L'histoire :
Septembre 1946, un cinéma des Champs-Elysées. Tous attendent avec impatience – dont les comédiens Suzy Delair et Bernard Blier – l’arrivée d’Henri-Georges Clouzot. Le cinéaste doit en effet présenter ce qui est annoncé comme un chef-d’œuvre : Le Mystère Balzac. Mais le metteur en scène, qui a pourtant l’habitude d’interdire l’entrée des salles de spectacles aux retardataires, ne vient pas. Présentée par son producteur – fidèle parmi les fidèles – et ancien résistant Barrant-Rondeau, la projection débute sans lui… Quelques mois auparavant, le même Barrant rejoignait son ami à Bayeux, sur les lieux du tournage. Il est heureux d’en avoir fini avec un voyage pénible en train, pour lequel il a du subir les derniers commentaires des voyageurs sur l’affaire du moment : celle du désormais tristement célèbre docteur Petiot. Arrivée sur place, l’ambiance est cependant plus que tendue. Clouzot et sa femme, l’actrice Suzy Delair, se sont violemment disputés. La jeune femme fond en larmes dans les bras du producteur qui, pour la consoler, ne tarde pas à lui confier discrètement un petit sachet. Clouzot semble effectivement très nerveux. Et ce n’est malheureusement pas les rushes, que lui confie son ami, qui vont le calmer : ils contiennent des scènes que le cinéaste n’a jamais tournées. Des séquences pour le moment anodines. Mais ce n’est malheureusement qu’un début...

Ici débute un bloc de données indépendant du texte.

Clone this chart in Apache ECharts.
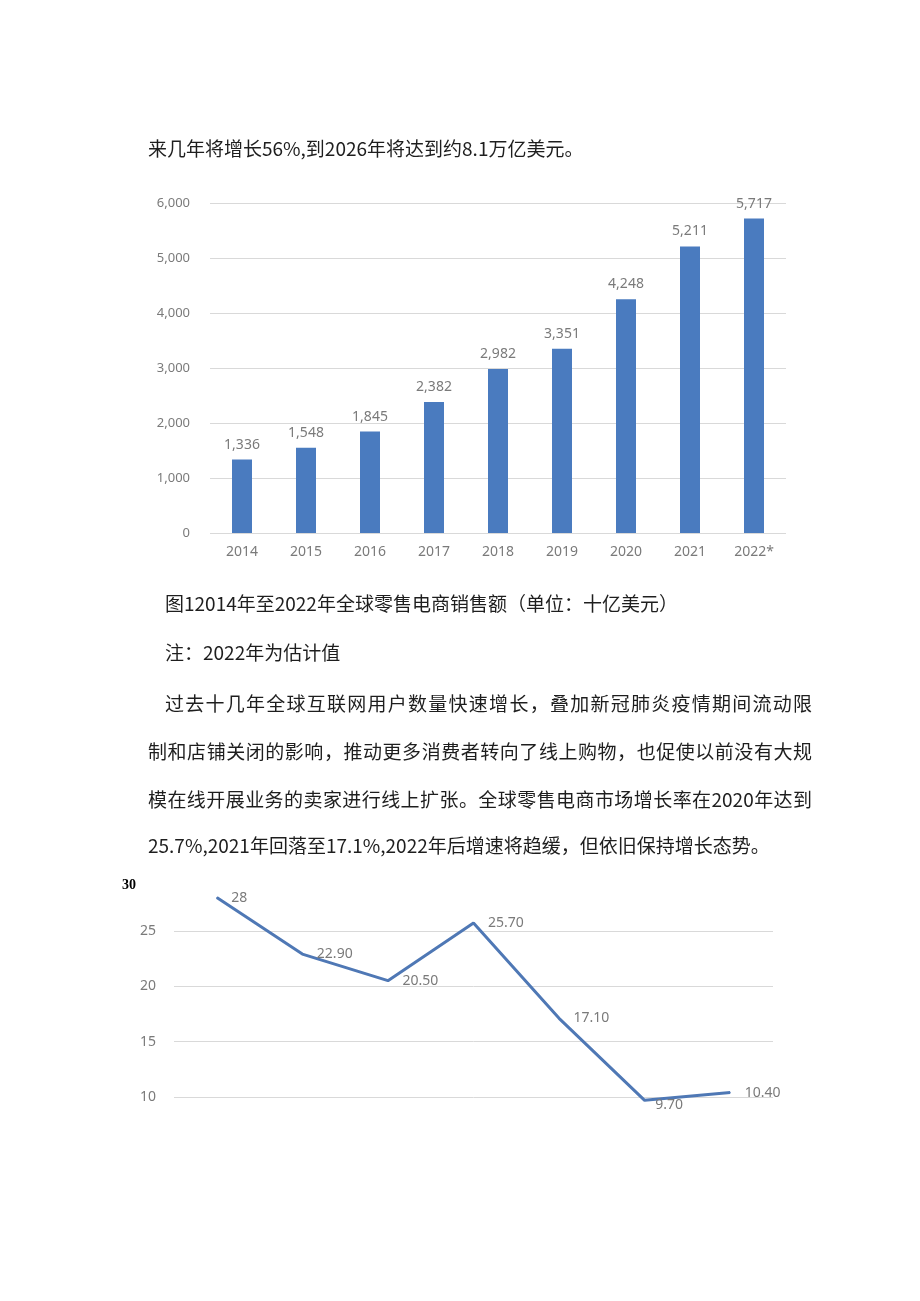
<!DOCTYPE html>
<html>
<head>
<meta charset="utf-8">
<script src="https://cdn.jsdelivr.net/npm/echarts@6/dist/echarts.min.js"></script>
<style>
  html, body { margin: 0; padding: 0; background: #fff; }
  #page { position: relative; width: 920px; height: 1301px; overflow: hidden; }
  #chart { position: absolute; left: 0; top: 0; width: 920px; height: 1301px; }
  .t { position: absolute; font-family: "Noto Sans CJK SC", sans-serif; font-size: 19px; color: #1e1e1e; line-height: 30px; white-space: nowrap; }
  .j { text-align: justify; text-align-last: justify; white-space: normal; }
</style>
</head>
<body>
<div id="page">
  <div id="chart"></div>
  <div class="t" style="left:148px; top:133px;">来几年将增长56%,到2026年将达到约8.1万亿美元。</div>
  <div class="t" style="left:165px; top:588px;">图12014年至2022年全球零售电商销售额（单位：十亿美元）</div>
  <div class="t" style="left:165px; top:637px;">注：2022年为估计值</div>
  <div class="t j" style="left:165px; top:688px; width:647px;">过去十几年全球互联网用户数量快速增长，叠加新冠肺炎疫情期间流动限</div>
  <div class="t j" style="left:148px; top:736px; width:664px;">制和店铺关闭的影响，推动更多消费者转向了线上购物，也促使以前没有大规</div>
  <div class="t j" style="left:148px; top:784px; width:664px;">模在线开展业务的卖家进行线上扩张。全球零售电商市场增长率在2020年达到</div>
  <div class="t" style="left:148px; top:830px;">25.7%,2021年回落至17.1%,2022年后增速将趋缓，但依旧保持增长态势。</div>
</div>
<script>
// Bar chart data: global retail e-commerce sales (billion USD)
var barYears = ['2014', '2015', '2016', '2017', '2018', '2019', '2020', '2021', '2022*'];
var barValues = [1336, 1548, 1845, 2382, 2982, 3351, 4248, 5211, 5717];
var barTicks = [0, 1000, 2000, 3000, 4000, 5000, 6000];

// Line chart data: growth rate (%)
var lineCats = ['2016', '2017', '2018', '2019', '2020', '2021', '2022'];
var lineValues = [28, 22.9, 20.5, 25.7, 17.1, 9.7, 10.4];
var lineLabels = ['28', '22.90', '20.50', '25.70', '17.10', '9.70', '10.40'];
var lineTicks = [10, 15, 20, 25, 30];

function fmt(v) { return String(v).replace(/\B(?=(\d{3})+(?!\d))/g, ','); }

var gray = '#7a7a7a';
var font = 'Noto Sans';
var chart = echarts.init(document.getElementById('chart'), null, { renderer: 'canvas' });
chart.setOption({
  animation: false,
  backgroundColor: 'transparent',
  grid: [
    { left: 210, top: 203, width: 576, height: 330, containLabel: false },
    { left: 174, top: 875.4, width: 599, height: 221.6, containLabel: false }
  ],
  xAxis: [
    {
      gridIndex: 0, type: 'category', data: barYears,
      axisLine: { show: false }, axisTick: { show: false },
      axisLabel: { color: gray, fontFamily: font, fontSize: 14, margin: 12 }
    },
    {
      gridIndex: 1, type: 'category', data: lineCats, boundaryGap: true,
      axisLine: { show: false }, axisTick: { show: false }, axisLabel: { show: false }
    }
  ],
  yAxis: [
    {
      gridIndex: 0, type: 'value', min: barTicks[0], max: barTicks[barTicks.length - 1], interval: 1000,
      axisLine: { show: false }, axisTick: { show: false },
      axisLabel: { color: gray, fontFamily: font, fontSize: 13, margin: 20, formatter: function (v) { return fmt(v); } },
      splitLine: { lineStyle: { color: '#d9d9d9', width: 1 } }
    },
    {
      gridIndex: 1, type: 'value', min: lineTicks[0], max: lineTicks[lineTicks.length - 1], interval: 5,
      axisLine: { show: false }, axisTick: { show: false },
      axisLabel: {
        margin: 18,
        formatter: function (v) { return v === 30 ? '{t|30}' : '{g|' + v + '}'; },
        rich: {
          g: { color: gray, fontFamily: font, fontSize: 14 },
          t: { color: '#000', fontFamily: 'Liberation Serif', fontWeight: 'bold', fontSize: 14, padding: [20, 20, 0, 0] }
        }
      },
      splitLine: { lineStyle: { color: ['#d9d9d9', '#d9d9d9', '#d9d9d9', '#d9d9d9', 'rgba(0,0,0,0)'], width: 1 } }
    }
  ],
  series: [
    {
      type: 'bar', xAxisIndex: 0, yAxisIndex: 0, data: barValues, barWidth: 20,
      itemStyle: { color: '#4a7bbf' },
      label: { show: true, position: 'top', distance: 8, color: gray, fontFamily: font, fontSize: 14,
        formatter: function (p) { return fmt(p.value); } }
    },
    {
      type: 'line', xAxisIndex: 1, yAxisIndex: 1, clip: false,
      data: lineValues.map(function (v, i) {
        var d = { value: v };
        if (i === 5) d.label = { offset: [-4, 5] };
        return d;
      }),
      showSymbol: true, symbol: 'circle', symbolSize: 1,
      itemStyle: { color: '#4f78b5' },
      lineStyle: { color: '#4f78b5', width: 3 },
      label: { show: true, position: 'right', distance: 14, color: gray, fontFamily: font, fontSize: 14,
        formatter: function (p) { return lineLabels[p.dataIndex]; } }
    }
  ]
});
</script>
</body>
</html>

Ce qu'on en pense sur la planète BD :
Après Balzac, et avant d’y rôtir elle-même, dans le 3éme et denier opus, Valérie Mangin soumet malicieusement au jeu de la mise en Abymes le cinéaste Henri-Georges Clouzot. Et pour corseter brillamment son affaire, la scénariste pousse l’exercice jusqu’à imaginer une intrigue dans laquelle le cinéaste controversé prend pour sujet de son futur chef-d’œuvre, l’histoire d’Honoré Balzac telle qu’elle nous avait été décrite – ou plutôt joliment revisitée – dans le tome 1. A nouveau conduit par un suspens à tendance policier, le récit torture son personnage central. Clouzot découvre en effet dans les rushes de son film, des scènes qu’il n’a jamais tournées lui-même. Et qui plus est font l’étalage de situations peu glorieuses : humiliations, voire violences conjugales, toxicomanie, adultère présumé, financement douteux… Il suffira d’ajouter à l’ensemble des suspicions de collaboration faites à son égard (nous sommes en 1946), une CGT bouillonnante, un caractère trempé ou de drôles d’accointances avec l’affaire Petiot (?), pour rendre la situation on ne peut plus explosive. Au bout : le désastre ou un génial moment de cinéma ? Et qui sont réellement les gentils et les méchants ? Parfaitement maîtrisé, l’ensemble capte avec intérêt. Nul besoin d’avoir lu le premier tome pour en saisir l’intrigue... mais force est de reconnaître que si c'est le cas, l’exercice souffre un peu de la comparaison. On est de fait moins surpris par la trame et son final, les ressorts ici utilisés étant très proches de ceux maniés auparavant. La mise en abyme est nettement moins franche aussi (existe-t-elle vraiment ?). Mais l’essentiel est là et la vraie Histoire, si habilement distordue – avec nombre d’éléments émanant de la réalité – qu’on ne peut que saluer la richesse du récit. Moins percutant peut-être, mais joliment ciselé. Loïc Malnati tire lui aussi habilement son épingle du jeu. Son travail reste un brin statique, mais il conserve parfaitement l’esprit et l’époque évoqués ici.